◆ **Task brief**
Only the lines from the start of the data through the line with "import plotly.graph_objects as go" belong in the copy. Restate them word for word, minus the pictures.
[Start Data shown]
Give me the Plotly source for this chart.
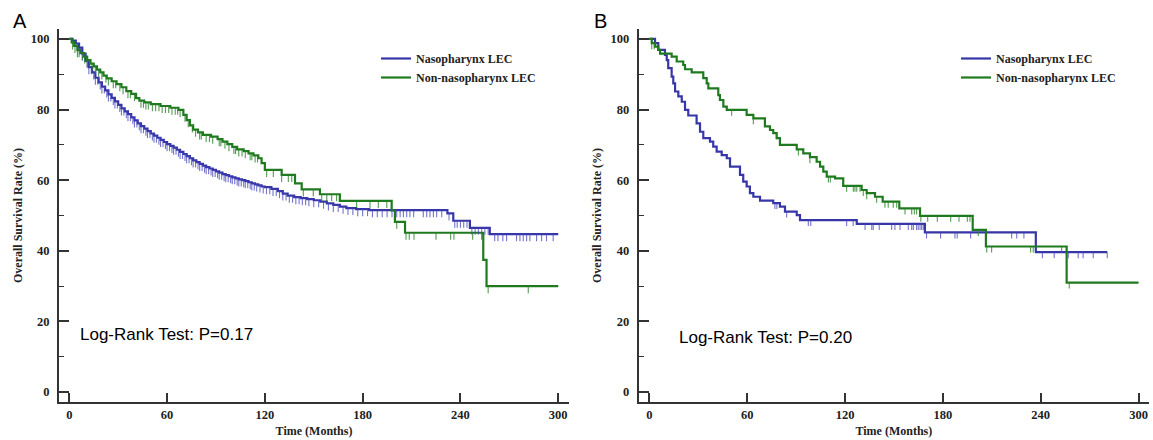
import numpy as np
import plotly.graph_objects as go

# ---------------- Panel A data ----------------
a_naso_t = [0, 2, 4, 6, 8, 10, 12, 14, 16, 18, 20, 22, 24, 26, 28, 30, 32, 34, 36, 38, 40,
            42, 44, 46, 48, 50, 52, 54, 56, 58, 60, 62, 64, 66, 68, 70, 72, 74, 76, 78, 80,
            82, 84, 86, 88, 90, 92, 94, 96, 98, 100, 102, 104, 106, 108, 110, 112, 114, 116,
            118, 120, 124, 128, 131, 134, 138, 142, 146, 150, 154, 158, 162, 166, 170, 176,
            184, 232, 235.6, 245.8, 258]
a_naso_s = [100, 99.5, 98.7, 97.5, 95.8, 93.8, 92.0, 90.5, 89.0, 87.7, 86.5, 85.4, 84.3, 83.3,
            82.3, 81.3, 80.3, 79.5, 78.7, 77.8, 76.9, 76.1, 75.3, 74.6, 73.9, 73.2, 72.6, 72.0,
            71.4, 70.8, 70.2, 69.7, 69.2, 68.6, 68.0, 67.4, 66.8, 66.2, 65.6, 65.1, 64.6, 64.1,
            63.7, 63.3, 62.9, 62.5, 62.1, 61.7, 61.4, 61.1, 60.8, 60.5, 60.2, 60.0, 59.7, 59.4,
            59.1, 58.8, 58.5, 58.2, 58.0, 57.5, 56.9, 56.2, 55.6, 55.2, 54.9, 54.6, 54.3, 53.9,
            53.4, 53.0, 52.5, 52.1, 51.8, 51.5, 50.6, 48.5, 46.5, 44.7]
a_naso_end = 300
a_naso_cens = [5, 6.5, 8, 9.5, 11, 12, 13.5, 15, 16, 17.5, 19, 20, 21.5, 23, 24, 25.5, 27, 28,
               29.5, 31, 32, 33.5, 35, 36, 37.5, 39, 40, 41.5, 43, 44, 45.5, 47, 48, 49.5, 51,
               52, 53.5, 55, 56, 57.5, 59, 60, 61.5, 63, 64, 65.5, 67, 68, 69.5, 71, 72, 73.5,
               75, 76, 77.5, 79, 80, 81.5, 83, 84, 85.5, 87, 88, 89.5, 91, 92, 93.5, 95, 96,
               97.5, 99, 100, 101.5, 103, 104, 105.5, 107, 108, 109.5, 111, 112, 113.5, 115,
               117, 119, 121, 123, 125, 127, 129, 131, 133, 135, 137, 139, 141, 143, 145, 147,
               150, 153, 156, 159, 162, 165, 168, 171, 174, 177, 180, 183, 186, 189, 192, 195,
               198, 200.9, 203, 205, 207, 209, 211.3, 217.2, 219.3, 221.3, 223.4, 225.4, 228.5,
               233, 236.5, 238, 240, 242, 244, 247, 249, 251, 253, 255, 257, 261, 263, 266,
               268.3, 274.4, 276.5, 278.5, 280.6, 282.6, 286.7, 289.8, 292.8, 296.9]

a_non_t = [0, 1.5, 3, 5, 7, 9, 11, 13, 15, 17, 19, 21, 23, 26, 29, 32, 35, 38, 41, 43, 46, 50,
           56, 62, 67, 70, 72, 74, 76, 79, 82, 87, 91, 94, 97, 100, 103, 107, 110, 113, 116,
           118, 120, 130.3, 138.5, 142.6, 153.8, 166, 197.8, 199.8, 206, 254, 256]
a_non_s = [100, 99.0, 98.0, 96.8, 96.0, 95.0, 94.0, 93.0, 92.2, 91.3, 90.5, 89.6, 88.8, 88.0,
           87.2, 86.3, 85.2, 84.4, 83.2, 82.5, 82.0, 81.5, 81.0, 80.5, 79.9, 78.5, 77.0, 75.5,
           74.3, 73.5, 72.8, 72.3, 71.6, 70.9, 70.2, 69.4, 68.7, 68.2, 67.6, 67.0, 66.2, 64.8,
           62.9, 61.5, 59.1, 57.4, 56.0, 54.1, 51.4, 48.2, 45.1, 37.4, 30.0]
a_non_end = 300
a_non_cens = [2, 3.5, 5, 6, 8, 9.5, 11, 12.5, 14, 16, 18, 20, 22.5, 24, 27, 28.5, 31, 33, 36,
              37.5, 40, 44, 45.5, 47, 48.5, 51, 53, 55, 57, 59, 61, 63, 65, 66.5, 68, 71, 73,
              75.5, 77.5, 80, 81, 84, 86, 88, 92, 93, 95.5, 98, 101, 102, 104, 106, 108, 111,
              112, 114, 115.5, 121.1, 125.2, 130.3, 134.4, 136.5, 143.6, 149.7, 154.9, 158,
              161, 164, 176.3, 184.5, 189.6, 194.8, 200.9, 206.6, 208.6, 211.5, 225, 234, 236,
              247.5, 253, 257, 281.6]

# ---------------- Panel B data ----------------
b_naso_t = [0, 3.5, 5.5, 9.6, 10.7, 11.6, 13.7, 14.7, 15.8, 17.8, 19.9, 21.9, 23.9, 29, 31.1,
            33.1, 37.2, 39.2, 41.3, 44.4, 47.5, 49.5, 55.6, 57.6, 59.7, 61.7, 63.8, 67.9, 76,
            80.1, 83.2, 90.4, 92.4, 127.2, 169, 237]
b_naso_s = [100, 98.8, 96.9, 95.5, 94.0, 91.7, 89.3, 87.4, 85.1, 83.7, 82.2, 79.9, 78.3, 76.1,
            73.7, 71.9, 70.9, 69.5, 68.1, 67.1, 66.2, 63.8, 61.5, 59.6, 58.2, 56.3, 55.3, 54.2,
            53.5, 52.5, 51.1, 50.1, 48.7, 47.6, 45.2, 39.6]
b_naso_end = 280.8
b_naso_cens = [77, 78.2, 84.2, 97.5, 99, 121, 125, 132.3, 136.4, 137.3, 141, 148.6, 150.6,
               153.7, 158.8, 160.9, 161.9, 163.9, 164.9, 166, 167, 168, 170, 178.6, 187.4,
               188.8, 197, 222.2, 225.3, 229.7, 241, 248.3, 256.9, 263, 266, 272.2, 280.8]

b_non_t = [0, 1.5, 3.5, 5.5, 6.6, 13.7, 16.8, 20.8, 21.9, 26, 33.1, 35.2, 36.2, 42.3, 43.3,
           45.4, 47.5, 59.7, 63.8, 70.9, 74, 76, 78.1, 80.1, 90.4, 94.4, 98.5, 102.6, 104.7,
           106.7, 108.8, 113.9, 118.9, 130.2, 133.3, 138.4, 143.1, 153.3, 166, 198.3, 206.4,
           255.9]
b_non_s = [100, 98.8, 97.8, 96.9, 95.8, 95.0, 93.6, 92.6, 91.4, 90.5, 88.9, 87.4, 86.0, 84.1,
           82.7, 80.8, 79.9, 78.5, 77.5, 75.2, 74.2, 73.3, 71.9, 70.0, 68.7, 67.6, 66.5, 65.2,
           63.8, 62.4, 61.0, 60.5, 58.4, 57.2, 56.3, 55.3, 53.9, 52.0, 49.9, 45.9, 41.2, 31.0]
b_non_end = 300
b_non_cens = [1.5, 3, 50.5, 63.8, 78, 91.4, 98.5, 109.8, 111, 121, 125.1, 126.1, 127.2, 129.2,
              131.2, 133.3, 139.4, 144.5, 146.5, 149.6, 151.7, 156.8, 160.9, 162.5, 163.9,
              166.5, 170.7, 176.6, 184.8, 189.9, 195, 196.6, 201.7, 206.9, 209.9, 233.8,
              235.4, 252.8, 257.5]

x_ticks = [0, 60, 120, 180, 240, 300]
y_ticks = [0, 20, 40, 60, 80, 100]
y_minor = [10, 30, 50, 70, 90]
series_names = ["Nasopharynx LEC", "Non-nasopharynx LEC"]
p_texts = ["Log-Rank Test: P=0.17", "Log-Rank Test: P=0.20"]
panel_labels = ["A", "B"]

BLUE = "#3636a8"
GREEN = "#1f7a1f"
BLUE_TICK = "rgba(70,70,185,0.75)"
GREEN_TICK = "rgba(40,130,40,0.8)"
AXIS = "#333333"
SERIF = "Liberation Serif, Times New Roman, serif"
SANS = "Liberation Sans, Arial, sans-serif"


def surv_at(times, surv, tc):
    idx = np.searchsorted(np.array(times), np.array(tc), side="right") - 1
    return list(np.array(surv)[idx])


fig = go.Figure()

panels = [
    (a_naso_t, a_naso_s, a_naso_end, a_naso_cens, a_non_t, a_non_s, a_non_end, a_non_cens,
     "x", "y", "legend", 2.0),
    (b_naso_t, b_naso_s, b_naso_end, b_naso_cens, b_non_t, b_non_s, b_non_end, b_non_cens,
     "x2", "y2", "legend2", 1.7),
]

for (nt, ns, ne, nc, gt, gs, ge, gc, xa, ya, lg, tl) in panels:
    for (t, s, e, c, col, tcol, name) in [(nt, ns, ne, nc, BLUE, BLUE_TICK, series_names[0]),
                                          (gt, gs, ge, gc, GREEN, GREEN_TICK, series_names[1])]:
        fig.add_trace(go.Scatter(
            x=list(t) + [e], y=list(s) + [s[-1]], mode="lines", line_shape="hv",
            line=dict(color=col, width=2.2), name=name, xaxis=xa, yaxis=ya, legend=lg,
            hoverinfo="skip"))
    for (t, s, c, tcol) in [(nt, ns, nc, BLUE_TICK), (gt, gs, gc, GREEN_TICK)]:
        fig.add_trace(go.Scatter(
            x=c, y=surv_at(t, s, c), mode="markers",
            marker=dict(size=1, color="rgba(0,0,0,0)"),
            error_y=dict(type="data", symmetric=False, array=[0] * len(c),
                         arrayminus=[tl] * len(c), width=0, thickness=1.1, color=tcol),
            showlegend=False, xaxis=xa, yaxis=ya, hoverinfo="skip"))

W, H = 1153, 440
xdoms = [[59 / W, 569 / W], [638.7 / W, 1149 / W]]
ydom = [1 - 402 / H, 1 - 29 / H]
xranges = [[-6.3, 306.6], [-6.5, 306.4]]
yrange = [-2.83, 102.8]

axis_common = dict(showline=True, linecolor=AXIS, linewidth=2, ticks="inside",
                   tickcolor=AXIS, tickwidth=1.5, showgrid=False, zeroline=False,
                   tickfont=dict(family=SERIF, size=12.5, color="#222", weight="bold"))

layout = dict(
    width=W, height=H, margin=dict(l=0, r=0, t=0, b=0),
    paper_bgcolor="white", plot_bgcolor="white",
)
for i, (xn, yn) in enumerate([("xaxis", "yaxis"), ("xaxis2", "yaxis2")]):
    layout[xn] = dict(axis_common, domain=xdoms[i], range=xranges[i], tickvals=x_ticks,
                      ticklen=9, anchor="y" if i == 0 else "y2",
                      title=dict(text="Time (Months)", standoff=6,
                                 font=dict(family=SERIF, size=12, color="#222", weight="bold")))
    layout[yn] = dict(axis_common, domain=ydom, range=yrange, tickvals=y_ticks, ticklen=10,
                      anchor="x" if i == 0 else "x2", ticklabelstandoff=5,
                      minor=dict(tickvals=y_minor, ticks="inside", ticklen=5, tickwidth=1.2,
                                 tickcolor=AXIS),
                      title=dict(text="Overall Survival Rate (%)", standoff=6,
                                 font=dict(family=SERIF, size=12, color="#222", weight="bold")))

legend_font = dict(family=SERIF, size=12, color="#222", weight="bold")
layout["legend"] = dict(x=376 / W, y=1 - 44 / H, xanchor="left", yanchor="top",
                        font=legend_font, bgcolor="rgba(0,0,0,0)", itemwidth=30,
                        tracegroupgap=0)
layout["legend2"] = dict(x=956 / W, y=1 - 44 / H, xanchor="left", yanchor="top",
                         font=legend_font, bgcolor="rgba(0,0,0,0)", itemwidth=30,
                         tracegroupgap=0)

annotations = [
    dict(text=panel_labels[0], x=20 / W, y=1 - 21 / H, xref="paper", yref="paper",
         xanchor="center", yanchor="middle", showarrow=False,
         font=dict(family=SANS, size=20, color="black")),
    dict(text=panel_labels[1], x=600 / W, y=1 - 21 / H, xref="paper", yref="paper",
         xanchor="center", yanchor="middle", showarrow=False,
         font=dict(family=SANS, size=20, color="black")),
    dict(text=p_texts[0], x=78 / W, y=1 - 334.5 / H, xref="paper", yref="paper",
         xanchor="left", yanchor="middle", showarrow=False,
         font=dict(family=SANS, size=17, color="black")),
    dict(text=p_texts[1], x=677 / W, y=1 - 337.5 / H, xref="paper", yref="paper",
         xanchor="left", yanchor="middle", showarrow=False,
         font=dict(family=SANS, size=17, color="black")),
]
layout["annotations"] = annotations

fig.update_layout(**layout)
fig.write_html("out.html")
[End Data shown]
◆ **Task output**
Give me the Plotly source for this chart.
import numpy as np
import plotly.graph_objects as go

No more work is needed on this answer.